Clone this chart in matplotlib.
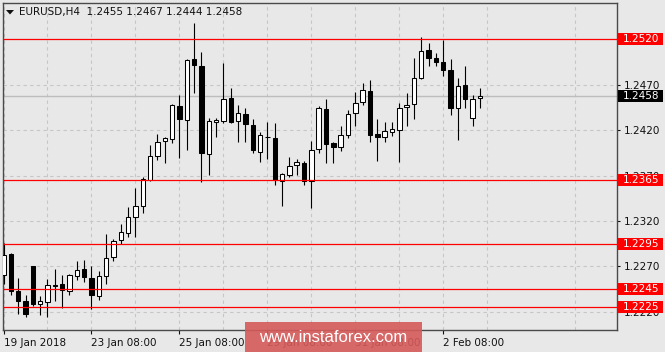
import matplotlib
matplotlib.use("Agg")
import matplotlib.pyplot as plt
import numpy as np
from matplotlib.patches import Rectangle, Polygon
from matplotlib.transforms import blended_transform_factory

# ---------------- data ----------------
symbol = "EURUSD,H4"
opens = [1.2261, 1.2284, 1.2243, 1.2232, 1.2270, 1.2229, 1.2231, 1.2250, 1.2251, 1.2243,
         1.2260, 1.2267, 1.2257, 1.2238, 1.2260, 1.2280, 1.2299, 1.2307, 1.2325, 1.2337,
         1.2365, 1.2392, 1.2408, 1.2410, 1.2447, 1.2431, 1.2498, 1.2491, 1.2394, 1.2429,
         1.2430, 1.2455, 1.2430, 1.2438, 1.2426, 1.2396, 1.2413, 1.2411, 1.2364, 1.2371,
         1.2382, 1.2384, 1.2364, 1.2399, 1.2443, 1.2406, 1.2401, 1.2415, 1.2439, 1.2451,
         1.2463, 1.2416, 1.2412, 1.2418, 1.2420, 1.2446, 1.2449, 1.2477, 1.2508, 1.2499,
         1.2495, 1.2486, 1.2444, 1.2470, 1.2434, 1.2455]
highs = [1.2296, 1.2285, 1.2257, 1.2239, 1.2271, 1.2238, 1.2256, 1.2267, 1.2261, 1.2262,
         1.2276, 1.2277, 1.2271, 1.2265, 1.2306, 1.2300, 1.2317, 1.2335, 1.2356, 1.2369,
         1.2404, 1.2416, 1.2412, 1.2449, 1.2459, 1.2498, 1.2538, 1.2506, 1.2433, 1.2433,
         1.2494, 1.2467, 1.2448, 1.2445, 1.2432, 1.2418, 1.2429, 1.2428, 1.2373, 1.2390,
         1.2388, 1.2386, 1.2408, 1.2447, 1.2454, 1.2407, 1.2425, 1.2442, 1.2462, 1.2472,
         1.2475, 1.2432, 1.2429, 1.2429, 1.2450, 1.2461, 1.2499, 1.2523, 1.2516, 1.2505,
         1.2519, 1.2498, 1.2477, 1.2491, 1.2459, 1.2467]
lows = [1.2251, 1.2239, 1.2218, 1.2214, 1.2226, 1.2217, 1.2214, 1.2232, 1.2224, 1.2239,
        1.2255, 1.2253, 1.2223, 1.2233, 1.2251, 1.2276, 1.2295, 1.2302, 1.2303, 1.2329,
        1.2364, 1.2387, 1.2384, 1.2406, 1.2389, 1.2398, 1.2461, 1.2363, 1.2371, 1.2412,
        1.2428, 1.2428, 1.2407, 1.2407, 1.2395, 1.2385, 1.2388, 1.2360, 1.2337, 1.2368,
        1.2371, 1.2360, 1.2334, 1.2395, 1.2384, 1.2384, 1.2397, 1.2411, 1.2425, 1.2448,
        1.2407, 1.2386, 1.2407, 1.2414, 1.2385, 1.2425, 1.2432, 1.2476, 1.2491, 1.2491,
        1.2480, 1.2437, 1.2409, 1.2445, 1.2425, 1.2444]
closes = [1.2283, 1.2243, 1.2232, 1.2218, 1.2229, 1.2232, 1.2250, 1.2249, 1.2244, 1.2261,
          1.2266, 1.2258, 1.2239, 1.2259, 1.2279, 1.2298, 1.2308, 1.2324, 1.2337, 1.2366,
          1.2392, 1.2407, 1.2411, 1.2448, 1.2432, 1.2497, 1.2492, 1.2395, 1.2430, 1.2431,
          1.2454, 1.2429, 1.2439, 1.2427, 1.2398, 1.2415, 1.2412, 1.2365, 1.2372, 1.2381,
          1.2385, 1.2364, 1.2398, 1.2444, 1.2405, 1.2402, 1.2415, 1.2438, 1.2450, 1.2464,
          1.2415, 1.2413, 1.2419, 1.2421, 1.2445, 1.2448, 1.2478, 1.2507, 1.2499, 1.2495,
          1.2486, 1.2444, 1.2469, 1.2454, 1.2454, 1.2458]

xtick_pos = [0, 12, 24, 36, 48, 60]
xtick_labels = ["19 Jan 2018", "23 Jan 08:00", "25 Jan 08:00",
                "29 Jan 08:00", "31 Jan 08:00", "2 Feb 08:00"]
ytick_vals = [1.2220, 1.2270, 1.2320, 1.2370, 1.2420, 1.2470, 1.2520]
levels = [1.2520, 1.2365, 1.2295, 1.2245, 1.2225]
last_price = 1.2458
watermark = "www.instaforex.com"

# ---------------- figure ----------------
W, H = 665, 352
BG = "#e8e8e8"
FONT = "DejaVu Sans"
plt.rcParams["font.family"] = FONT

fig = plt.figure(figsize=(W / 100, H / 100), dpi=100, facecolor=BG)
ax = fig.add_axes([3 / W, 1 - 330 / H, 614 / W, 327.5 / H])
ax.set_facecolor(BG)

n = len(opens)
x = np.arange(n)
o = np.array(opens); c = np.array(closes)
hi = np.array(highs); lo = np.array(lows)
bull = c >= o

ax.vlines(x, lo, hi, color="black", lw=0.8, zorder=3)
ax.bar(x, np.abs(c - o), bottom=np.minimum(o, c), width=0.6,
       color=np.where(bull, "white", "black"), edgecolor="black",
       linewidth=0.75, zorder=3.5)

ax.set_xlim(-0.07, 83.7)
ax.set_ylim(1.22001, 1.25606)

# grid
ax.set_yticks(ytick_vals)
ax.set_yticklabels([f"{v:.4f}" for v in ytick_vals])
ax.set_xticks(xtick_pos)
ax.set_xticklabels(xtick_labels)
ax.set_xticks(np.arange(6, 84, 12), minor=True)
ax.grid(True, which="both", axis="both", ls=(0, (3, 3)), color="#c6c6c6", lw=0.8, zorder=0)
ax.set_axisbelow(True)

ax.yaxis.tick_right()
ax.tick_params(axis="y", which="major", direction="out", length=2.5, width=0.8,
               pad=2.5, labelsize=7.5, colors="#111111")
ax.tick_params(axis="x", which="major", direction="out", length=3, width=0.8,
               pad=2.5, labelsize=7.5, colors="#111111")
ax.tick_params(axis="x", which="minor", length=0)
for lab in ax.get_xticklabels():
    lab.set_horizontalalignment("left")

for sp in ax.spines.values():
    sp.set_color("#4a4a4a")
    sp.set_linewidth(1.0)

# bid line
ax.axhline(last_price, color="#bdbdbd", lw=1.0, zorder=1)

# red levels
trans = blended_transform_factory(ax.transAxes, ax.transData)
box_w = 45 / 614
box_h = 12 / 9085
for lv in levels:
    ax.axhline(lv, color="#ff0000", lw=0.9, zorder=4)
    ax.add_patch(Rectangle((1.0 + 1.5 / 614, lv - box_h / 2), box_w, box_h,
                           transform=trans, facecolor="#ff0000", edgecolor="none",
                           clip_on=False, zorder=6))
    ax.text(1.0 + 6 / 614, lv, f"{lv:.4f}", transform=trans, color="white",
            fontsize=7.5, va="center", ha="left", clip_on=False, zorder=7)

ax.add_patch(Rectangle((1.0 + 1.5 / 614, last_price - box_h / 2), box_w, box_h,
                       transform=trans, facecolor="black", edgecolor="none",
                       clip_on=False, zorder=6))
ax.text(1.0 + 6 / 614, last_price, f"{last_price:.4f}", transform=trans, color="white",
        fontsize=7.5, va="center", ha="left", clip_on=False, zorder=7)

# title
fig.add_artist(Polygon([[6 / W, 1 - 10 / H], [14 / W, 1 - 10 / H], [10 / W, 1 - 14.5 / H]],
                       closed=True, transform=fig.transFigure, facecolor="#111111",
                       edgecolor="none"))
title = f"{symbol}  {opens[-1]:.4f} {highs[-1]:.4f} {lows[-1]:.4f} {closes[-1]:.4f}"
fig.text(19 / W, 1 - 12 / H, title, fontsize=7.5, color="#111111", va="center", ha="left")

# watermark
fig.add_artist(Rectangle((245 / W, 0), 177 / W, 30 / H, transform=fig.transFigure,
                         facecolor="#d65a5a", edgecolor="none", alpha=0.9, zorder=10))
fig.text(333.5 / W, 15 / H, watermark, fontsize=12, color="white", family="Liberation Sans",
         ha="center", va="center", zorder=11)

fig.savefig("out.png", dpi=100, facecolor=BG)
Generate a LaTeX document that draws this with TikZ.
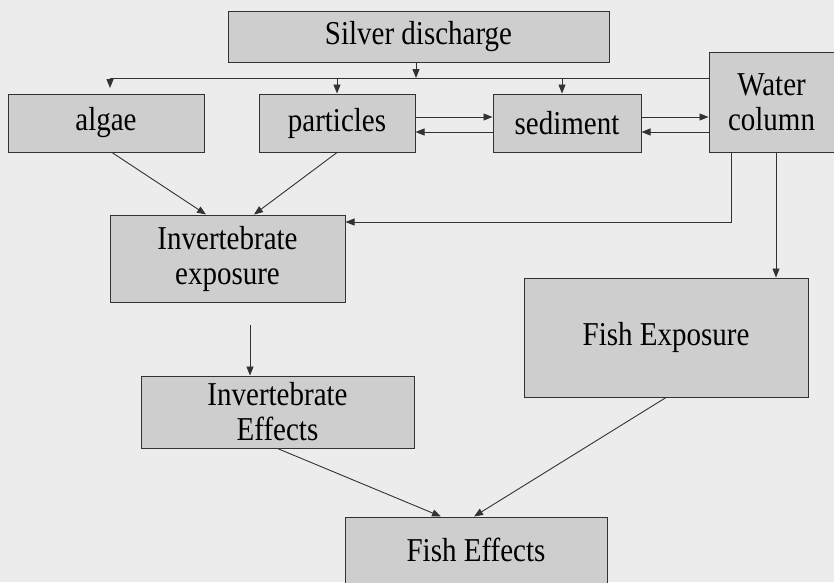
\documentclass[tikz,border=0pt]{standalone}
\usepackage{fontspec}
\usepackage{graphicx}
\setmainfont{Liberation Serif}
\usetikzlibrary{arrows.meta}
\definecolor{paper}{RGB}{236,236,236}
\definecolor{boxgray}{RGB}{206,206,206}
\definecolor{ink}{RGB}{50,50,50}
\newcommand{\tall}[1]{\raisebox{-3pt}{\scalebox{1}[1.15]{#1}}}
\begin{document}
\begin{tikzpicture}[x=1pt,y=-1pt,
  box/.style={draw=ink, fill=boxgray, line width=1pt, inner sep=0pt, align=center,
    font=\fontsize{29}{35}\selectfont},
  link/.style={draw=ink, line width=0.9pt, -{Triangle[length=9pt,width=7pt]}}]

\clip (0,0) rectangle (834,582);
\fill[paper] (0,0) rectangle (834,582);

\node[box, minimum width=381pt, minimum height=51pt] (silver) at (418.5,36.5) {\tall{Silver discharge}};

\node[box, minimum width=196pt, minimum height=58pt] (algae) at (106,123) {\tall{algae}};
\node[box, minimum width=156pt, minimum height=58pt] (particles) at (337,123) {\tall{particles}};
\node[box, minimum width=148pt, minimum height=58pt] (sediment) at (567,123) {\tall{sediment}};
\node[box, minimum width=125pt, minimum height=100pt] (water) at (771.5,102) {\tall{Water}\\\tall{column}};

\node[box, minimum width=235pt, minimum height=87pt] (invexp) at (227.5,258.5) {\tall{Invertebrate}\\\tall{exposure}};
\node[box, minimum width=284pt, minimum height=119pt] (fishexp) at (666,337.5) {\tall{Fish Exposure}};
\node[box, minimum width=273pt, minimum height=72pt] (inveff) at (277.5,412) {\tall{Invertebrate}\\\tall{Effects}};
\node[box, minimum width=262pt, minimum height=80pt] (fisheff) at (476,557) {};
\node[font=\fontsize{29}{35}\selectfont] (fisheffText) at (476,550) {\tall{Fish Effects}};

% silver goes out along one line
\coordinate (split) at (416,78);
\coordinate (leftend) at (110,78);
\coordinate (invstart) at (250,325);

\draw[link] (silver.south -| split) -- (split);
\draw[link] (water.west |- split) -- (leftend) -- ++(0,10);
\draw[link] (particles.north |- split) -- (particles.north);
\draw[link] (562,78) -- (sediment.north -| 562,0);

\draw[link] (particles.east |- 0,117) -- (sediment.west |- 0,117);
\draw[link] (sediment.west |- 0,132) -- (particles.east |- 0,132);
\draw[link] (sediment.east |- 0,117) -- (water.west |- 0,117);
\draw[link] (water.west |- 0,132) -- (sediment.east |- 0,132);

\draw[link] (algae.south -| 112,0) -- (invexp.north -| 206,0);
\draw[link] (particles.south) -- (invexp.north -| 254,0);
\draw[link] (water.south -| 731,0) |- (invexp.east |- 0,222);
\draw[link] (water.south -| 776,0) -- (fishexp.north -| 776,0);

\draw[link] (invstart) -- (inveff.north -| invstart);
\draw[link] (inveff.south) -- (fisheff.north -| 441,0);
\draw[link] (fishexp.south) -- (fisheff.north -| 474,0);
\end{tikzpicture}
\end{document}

....

### WRITTEN TASK
Your task is to return the lines above, from the first one up to and including the line containing "from matplotlib.transforms import", minus any pictures.

### CORRECT RESPONSE
Clone this chart in matplotlib.
import matplotlib
matplotlib.use("Agg")
import matplotlib.pyplot as plt
import numpy as np
from matplotlib.patches import Rectangle, Polygon
from matplotlib.transforms import blended_transform_factory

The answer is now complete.